** begin **

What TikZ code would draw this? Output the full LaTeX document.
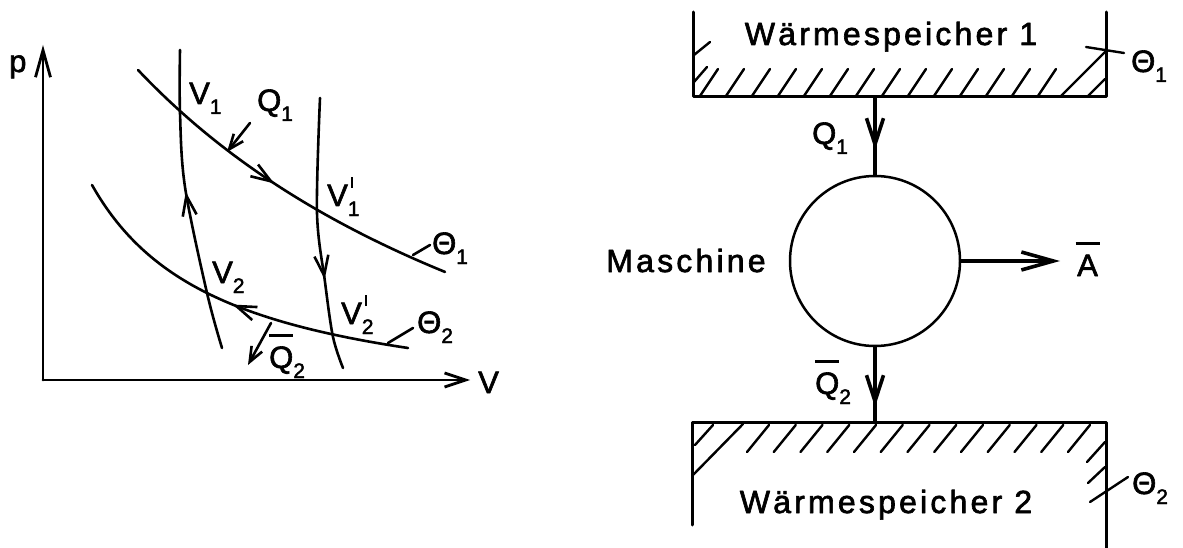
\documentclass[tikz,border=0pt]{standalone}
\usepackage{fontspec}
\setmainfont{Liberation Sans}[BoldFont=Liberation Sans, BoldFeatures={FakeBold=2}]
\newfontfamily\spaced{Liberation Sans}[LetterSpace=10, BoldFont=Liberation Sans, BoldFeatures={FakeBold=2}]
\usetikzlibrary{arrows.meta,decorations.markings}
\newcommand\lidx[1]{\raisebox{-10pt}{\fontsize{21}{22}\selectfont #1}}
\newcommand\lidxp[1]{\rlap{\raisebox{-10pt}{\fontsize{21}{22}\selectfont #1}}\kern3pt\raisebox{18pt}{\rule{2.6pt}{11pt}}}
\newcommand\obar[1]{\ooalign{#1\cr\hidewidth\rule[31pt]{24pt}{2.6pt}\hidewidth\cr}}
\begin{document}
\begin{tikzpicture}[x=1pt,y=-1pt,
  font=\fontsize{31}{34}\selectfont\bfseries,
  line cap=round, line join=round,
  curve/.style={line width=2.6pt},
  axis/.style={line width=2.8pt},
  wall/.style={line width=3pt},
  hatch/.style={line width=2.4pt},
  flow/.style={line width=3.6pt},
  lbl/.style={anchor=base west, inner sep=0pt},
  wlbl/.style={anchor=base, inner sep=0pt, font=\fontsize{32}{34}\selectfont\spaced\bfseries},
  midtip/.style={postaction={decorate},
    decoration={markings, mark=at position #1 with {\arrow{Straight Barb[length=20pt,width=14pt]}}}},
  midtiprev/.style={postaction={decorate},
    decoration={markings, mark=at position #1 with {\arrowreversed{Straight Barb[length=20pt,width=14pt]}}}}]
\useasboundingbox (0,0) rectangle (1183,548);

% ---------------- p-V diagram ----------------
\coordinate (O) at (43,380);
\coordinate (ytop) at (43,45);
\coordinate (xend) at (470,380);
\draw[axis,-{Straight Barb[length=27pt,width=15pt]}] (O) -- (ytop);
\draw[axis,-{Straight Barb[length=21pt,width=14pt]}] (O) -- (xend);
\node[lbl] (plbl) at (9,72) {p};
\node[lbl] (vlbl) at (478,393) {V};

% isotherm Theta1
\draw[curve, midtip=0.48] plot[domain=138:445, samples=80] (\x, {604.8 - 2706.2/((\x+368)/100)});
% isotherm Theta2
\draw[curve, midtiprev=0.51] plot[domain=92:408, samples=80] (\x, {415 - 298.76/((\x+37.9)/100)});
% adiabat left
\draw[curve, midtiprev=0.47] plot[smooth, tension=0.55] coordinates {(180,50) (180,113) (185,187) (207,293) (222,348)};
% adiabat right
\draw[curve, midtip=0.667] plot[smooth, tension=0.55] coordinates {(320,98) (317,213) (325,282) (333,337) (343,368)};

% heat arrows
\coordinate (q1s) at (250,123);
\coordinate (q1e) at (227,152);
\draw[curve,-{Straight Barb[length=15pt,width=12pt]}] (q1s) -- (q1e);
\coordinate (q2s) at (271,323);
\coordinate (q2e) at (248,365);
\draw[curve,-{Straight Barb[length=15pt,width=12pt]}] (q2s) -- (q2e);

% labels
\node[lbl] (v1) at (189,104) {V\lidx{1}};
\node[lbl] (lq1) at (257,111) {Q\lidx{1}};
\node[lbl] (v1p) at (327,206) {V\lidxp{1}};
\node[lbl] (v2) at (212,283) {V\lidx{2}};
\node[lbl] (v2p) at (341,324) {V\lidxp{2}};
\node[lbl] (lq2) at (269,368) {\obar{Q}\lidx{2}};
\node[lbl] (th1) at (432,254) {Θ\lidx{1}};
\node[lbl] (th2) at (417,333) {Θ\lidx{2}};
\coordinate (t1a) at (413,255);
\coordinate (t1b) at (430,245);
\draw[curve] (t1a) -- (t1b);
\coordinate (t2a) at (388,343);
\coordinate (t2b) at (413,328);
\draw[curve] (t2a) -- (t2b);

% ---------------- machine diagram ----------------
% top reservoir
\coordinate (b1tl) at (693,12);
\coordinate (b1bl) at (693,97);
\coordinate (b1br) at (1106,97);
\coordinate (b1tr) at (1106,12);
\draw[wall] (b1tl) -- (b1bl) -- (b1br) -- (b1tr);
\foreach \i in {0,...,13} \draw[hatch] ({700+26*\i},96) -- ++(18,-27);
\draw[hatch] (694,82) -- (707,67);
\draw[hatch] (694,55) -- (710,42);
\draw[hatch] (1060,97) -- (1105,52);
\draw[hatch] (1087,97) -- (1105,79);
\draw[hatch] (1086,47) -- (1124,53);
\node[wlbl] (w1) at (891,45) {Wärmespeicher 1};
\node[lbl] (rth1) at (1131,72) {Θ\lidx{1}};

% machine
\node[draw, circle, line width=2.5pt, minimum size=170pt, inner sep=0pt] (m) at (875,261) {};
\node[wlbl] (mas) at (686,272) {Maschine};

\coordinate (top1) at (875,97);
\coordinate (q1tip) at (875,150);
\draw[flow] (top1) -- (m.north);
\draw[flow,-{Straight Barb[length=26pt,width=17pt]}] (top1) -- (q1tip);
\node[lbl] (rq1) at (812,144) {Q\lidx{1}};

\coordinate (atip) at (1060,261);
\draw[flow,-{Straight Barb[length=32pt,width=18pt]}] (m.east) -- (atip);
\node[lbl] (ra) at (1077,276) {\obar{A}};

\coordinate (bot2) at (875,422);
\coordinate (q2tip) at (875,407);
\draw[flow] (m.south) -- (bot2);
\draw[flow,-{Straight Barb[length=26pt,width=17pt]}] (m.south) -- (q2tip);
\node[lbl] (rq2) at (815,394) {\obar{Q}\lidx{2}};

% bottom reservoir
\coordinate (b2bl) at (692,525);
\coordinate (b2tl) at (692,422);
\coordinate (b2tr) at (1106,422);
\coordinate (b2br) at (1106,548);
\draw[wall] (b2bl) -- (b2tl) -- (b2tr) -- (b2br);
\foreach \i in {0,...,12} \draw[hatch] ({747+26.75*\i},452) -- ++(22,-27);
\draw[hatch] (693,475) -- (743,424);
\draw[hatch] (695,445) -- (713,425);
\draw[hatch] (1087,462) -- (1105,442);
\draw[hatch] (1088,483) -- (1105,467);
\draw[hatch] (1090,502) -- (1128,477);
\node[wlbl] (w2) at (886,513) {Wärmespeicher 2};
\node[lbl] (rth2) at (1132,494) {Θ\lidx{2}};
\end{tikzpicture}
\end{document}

** end **

| WHAT THE TASK ASKS |
In your copy, leave out the pictures and reproduce the material above exactly.

| RESPONSE TO THE TASK |
What TikZ code would draw this? Output the full LaTeX document.
\documentclass[tikz,border=0pt]{standalone}
\usepackage{fontspec}
\setmainfont{Liberation Sans}[BoldFont=Liberation Sans, BoldFeatures={FakeBold=2}]
\newfontfamily\spaced{Liberation Sans}[LetterSpace=10, BoldFont=Liberation Sans, BoldFeatures={FakeBold=2}]
\usetikzlibrary{arrows.meta,decorations.markings}
\newcommand\lidx[1]{\raisebox{-10pt}{\fontsize{21}{22}\selectfont #1}}
\newcommand\lidxp[1]{\rlap{\raisebox{-10pt}{\fontsize{21}{22}\selectfont #1}}\kern3pt\raisebox{18pt}{\rule{2.6pt}{11pt}}}
\newcommand\obar[1]{\ooalign{#1\cr\hidewidth\rule[31pt]{24pt}{2.6pt}\hidewidth\cr}}
\begin{document}
\begin{tikzpicture}[x=1pt,y=-1pt,
  font=\fontsize{31}{34}\selectfont\bfseries,
  line cap=round, line join=round,
  curve/.style={line width=2.6pt},
  axis/.style={line width=2.8pt},
  wall/.style={line width=3pt},
  hatch/.style={line width=2.4pt},
  flow/.style={line width=3.6pt},
  lbl/.style={anchor=base west, inner sep=0pt},
  wlbl/.style={anchor=base, inner sep=0pt, font=\fontsize{32}{34}\selectfont\spaced\bfseries},
  midtip/.style={postaction={decorate},
    decoration={markings, mark=at position #1 with {\arrow{Straight Barb[length=20pt,width=14pt]}}}},
  midtiprev/.style={postaction={decorate},
    decoration={markings, mark=at position #1 with {\arrowreversed{Straight Barb[length=20pt,width=14pt]}}}}]
\useasboundingbox (0,0) rectangle (1183,548);

% ---------------- p-V diagram ----------------
\coordinate (O) at (43,380);
\coordinate (ytop) at (43,45);
\coordinate (xend) at (470,380);
\draw[axis,-{Straight Barb[length=27pt,width=15pt]}] (O) -- (ytop);
\draw[axis,-{Straight Barb[length=21pt,width=14pt]}] (O) -- (xend);
\node[lbl] (plbl) at (9,72) {p};
\node[lbl] (vlbl) at (478,393) {V};

% isotherm Theta1
\draw[curve, midtip=0.48] plot[domain=138:445, samples=80] (\x, {604.8 - 2706.2/((\x+368)/100)});
% isotherm Theta2
\draw[curve, midtiprev=0.51] plot[domain=92:408, samples=80] (\x, {415 - 298.76/((\x+37.9)/100)});
% adiabat left
\draw[curve, midtiprev=0.47] plot[smooth, tension=0.55] coordinates {(180,50) (180,113) (185,187) (207,293) (222,348)};
% adiabat right
\draw[curve, midtip=0.667] plot[smooth, tension=0.55] coordinates {(320,98) (317,213) (325,282) (333,337) (343,368)};

% heat arrows
\coordinate (q1s) at (250,123);
\coordinate (q1e) at (227,152);
\draw[curve,-{Straight Barb[length=15pt,width=12pt]}] (q1s) -- (q1e);
\coordinate (q2s) at (271,323);
\coordinate (q2e) at (248,365);
\draw[curve,-{Straight Barb[length=15pt,width=12pt]}] (q2s) -- (q2e);

% labels
\node[lbl] (v1) at (189,104) {V\lidx{1}};
\node[lbl] (lq1) at (257,111) {Q\lidx{1}};
\node[lbl] (v1p) at (327,206) {V\lidxp{1}};
\node[lbl] (v2) at (212,283) {V\lidx{2}};
\node[lbl] (v2p) at (341,324) {V\lidxp{2}};
\node[lbl] (lq2) at (269,368) {\obar{Q}\lidx{2}};
\node[lbl] (th1) at (432,254) {Θ\lidx{1}};
\node[lbl] (th2) at (417,333) {Θ\lidx{2}};
\coordinate (t1a) at (413,255);
\coordinate (t1b) at (430,245);
\draw[curve] (t1a) -- (t1b);
\coordinate (t2a) at (388,343);
\coordinate (t2b) at (413,328);
\draw[curve] (t2a) -- (t2b);

% ---------------- machine diagram ----------------
% top reservoir
\coordinate (b1tl) at (693,12);
\coordinate (b1bl) at (693,97);
\coordinate (b1br) at (1106,97);
\coordinate (b1tr) at (1106,12);
\draw[wall] (b1tl) -- (b1bl) -- (b1br) -- (b1tr);
\foreach \i in {0,...,13} \draw[hatch] ({700+26*\i},96) -- ++(18,-27);
\draw[hatch] (694,82) -- (707,67);
\draw[hatch] (694,55) -- (710,42);
\draw[hatch] (1060,97) -- (1105,52);
\draw[hatch] (1087,97) -- (1105,79);
\draw[hatch] (1086,47) -- (1124,53);
\node[wlbl] (w1) at (891,45) {Wärmespeicher 1};
\node[lbl] (rth1) at (1131,72) {Θ\lidx{1}};

% machine
\node[draw, circle, line width=2.5pt, minimum size=170pt, inner sep=0pt] (m) at (875,261) {};
\node[wlbl] (mas) at (686,272) {Maschine};

\coordinate (top1) at (875,97);
\coordinate (q1tip) at (875,150);
\draw[flow] (top1) -- (m.north);
\draw[flow,-{Straight Barb[length=26pt,width=17pt]}] (top1) -- (q1tip);
\node[lbl] (rq1) at (812,144) {Q\lidx{1}};

\coordinate (atip) at (1060,261);
\draw[flow,-{Straight Barb[length=32pt,width=18pt]}] (m.east) -- (atip);
\node[lbl] (ra) at (1077,276) {\obar{A}};

\coordinate (bot2) at (875,422);
\coordinate (q2tip) at (875,407);
\draw[flow] (m.south) -- (bot2);
\draw[flow,-{Straight Barb[length=26pt,width=17pt]}] (m.south) -- (q2tip);
\node[lbl] (rq2) at (815,394) {\obar{Q}\lidx{2}};

% bottom reservoir
\coordinate (b2bl) at (692,525);
\coordinate (b2tl) at (692,422);
\coordinate (b2tr) at (1106,422);
\coordinate (b2br) at (1106,548);
\draw[wall] (b2bl) -- (b2tl) -- (b2tr) -- (b2br);
\foreach \i in {0,...,12} \draw[hatch] ({747+26.75*\i},452) -- ++(22,-27);
\draw[hatch] (693,475) -- (743,424);
\draw[hatch] (695,445) -- (713,425);
\draw[hatch] (1087,462) -- (1105,442);
\draw[hatch] (1088,483) -- (1105,467);
\draw[hatch] (1090,502) -- (1128,477);
\node[wlbl] (w2) at (886,513) {Wärmespeicher 2};
\node[lbl] (rth2) at (1132,494) {Θ\lidx{2}};
\end{tikzpicture}
\end{document}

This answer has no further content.